Here’s the alpha and omega of this argument.  If you naysay any new adaptation of a property because it’s not what you grew up with, you should find a better reason.  Cheesy dialogue, terrible acting, and low production value are all legitimate reasons to dislike a movie.  Because the creative team decided to be bold and forge their own path is not.  Don’t dictate what is and isn’t “real” pieces of your fandom.  That’s gatekeeping, and it’s a garbage tactic that alienates new fans.  Your love of a franchise doesn’t mean you have any more claim to it than I do.  The fandom is going to move on with or without you.  Either get on the train, or let the rest of us enjoy ourselves.

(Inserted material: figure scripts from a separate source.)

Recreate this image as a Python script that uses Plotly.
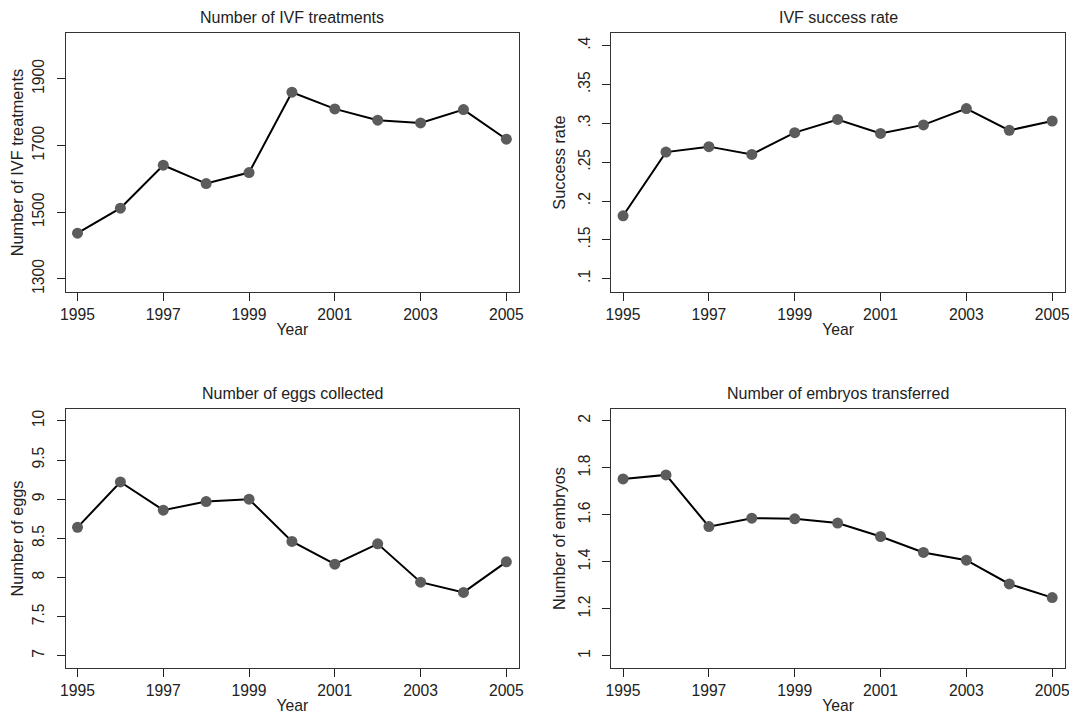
import plotly.graph_objects as go

years = [1995, 1996, 1997, 1998, 1999, 2000, 2001, 2002, 2003, 2004, 2005]
treatments = [1437, 1512, 1641, 1586, 1619, 1860, 1810, 1776, 1768, 1808, 1719]
success_rate = [0.181, 0.263, 0.270, 0.260, 0.288, 0.305, 0.287, 0.298, 0.319, 0.291, 0.303]
eggs = [8.64, 9.22, 8.86, 8.97, 9.00, 8.46, 8.17, 8.43, 7.94, 7.81, 8.20]
embryos = [1.753, 1.770, 1.550, 1.586, 1.583, 1.565, 1.508, 1.440, 1.407, 1.306, 1.248]

x_ticks = [1995, 1997, 1999, 2001, 2003, 2005]
x_ticklabels = ["1995", "1997", "1999", "2001", "2003", "2005"]

treat_ticks = [1300, 1500, 1700, 1900]
treat_labels = ["1300", "1500", "1700", "1900"]
rate_ticks = [0.1, 0.15, 0.2, 0.25, 0.3, 0.35, 0.4]
rate_labels = [".1", ".15", ".2", ".25", ".3", ".35", ".4"]
egg_ticks = [7, 7.5, 8, 8.5, 9, 9.5, 10]
egg_labels = ["7", "7.5", "8", "8.5", "9", "9.5", "10"]
emb_ticks = [1, 1.2, 1.4, 1.6, 1.8, 2]
emb_labels = ["1", "1.2", "1.4", "1.6", "1.8", "2"]

titles = ["Number of IVF treatments", "IVF success rate",
          "Number of eggs collected", "Number of embryos transferred"]
ytitles = ["Number of IVF treatments", "Success rate", "Number of eggs", "Number of embryos"]
series = [treatments, success_rate, eggs, embryos]
yticks = [treat_ticks, rate_ticks, egg_ticks, emb_ticks]
ylabels = [treat_labels, rate_labels, egg_labels, emb_labels]
yranges = [[1261, 2037], [0.083, 0.416], [6.843, 10.153], [0.948, 2.051]]

# page has an 8px body margin; figure is sized to fill the rest of the window
OFF = 8
W, H = 1077 - OFF, 715 - OFF
# panel boxes in window pixels: (left, right, top, bottom)
boxes = [(61, 519, 33.3, 292.7), (611.7, 1070, 33.3, 292.7),
         (61, 519, 410, 670), (611.7, 1070, 410, 670)]

FONT = "Arial, Liberation Sans, sans-serif"
TXT = "#222222"
fig = go.Figure()
layout = dict(
    width=W, height=H,
    margin=dict(l=0, r=0, t=0, b=0),
    paper_bgcolor="white", plot_bgcolor="white",
    showlegend=False,
    font=dict(family=FONT, color=TXT, size=15),
    annotations=[],
)

for i in range(4):
    n = "" if i == 0 else str(i + 1)
    L, R, T, B = [v - OFF for v in boxes[i]]
    fig.add_trace(go.Scatter(
        x=years, y=series[i], mode="lines+markers",
        line=dict(color="black", width=2),
        marker=dict(color="#5c5c5c", size=11),
        xaxis="x" + n, yaxis="y" + n,
    ))
    layout["xaxis" + n] = dict(
        domain=[L / W, R / W], anchor="y" + n,
        range=[1994.72, 2005.30],
        tickmode="array", tickvals=x_ticks, ticktext=x_ticklabels,
        ticks="outside", ticklen=8, tickcolor=TXT,
        showline=True, linecolor="#333333", linewidth=1, mirror=True,
        showgrid=False, zeroline=False,
        tickfont=dict(size=15.7, family=FONT, color=TXT),
        title=dict(text="Year", font=dict(size=15.7, family=FONT, color=TXT), standoff=2),
    )
    layout["yaxis" + n] = dict(
        domain=[1 - B / H, 1 - T / H], anchor="x" + n,
        range=yranges[i],
        tickmode="array", tickvals=yticks[i], ticktext=ylabels[i],
        tickangle=-90, ticklabelstandoff=6,
        ticks="outside", ticklen=8, tickcolor=TXT,
        showline=True, linecolor="#333333", linewidth=1, mirror=True,
        showgrid=False, zeroline=False,
        tickfont=dict(size=15.7, family=FONT, color=TXT),
        title=dict(text=ytitles[i], font=dict(size=16.3, family=FONT, color=TXT), standoff=6),
    )
    layout["annotations"].append(dict(
        text=titles[i], xref="paper", yref="paper",
        x=(L + R) / 2 / W, y=1 - (T - 15.5) / H,
        showarrow=False, xanchor="center", yanchor="middle",
        font=dict(size=16, family=FONT, color=TXT),
    ))

fig.update_layout(**layout)
fig.write_html("out.html")
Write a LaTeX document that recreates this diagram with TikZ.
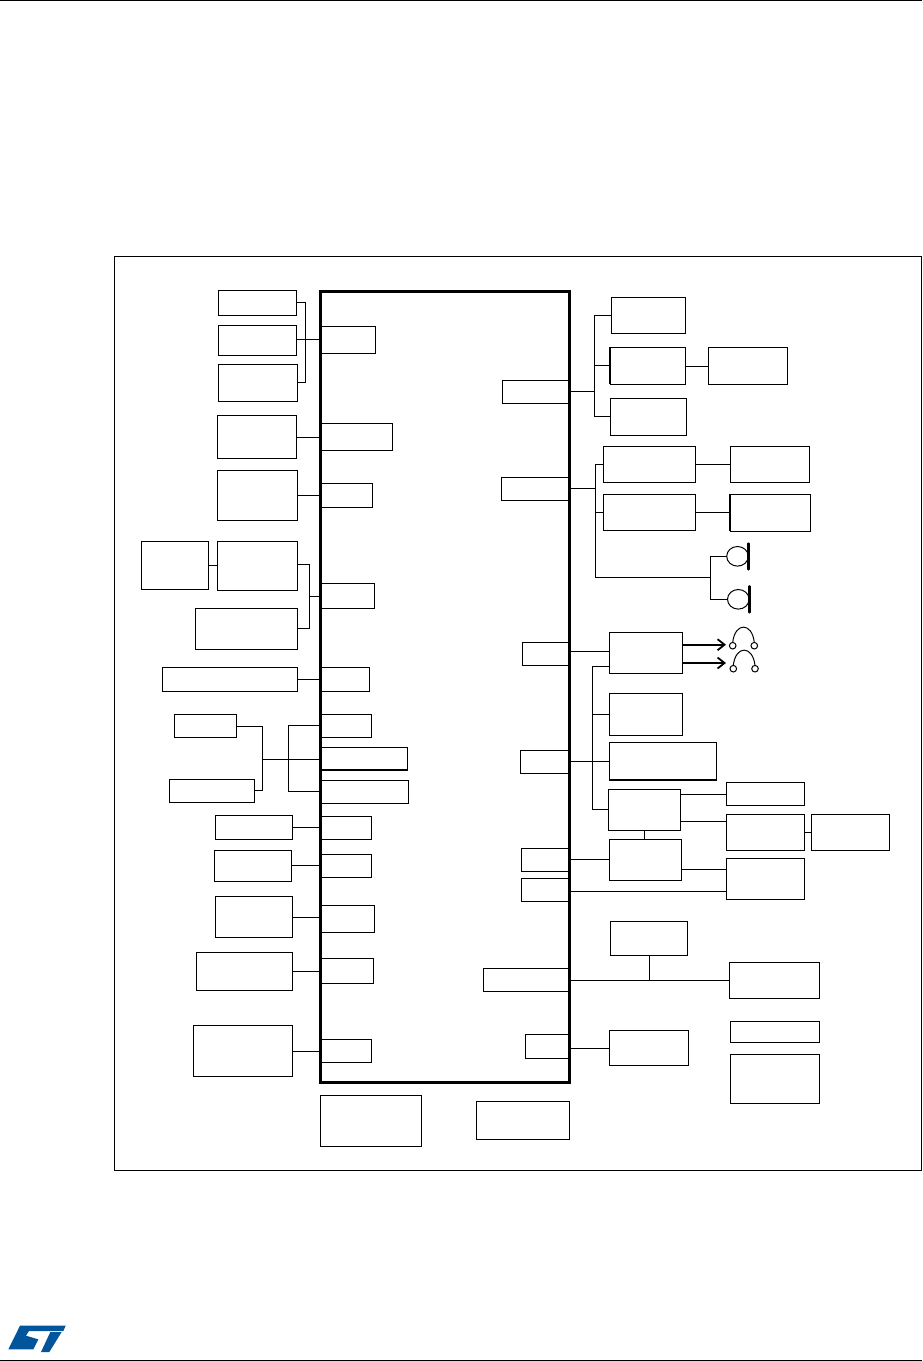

Dante is the resident comic book savant of The Geek Embassy.  He’s been reading comics for as long as he can remember, and now that he’s a librarian he gets to advocate for comics in libraries and get paid for it.  He’s also a tabletop gaming fan, especially those that involve cards, with favorites including Sentinels of the Multiverse, Magic: The Gathering, Bang!, Smash Up, Star Realms, and 7 Wonders.  Dante is a library professional at Portland Community College in Hillsboro, OR.

2 Comments

  1. I especially like that you acknowledged that stories have to adapt to different mediums. I heard an interview with Scott Gimple and Robert Kirkman about The Walking Dead, and Kirkman was talking about how, to preserve the feeling/mood of the comics, the TV show had to change the fates of certain characters. If everyone knew what the twist was going to be or who was going to die because it stuck 100% to the comic storyline, the feeling of tension would be destroyed for a certain percentage of the viewers. And Gimple was obviously onboard with all of it. He talked about how that very thing made him excited to work on the show! I think the very creators of these fandoms are far less precious about the source material they created than these “not MY fandom” fans.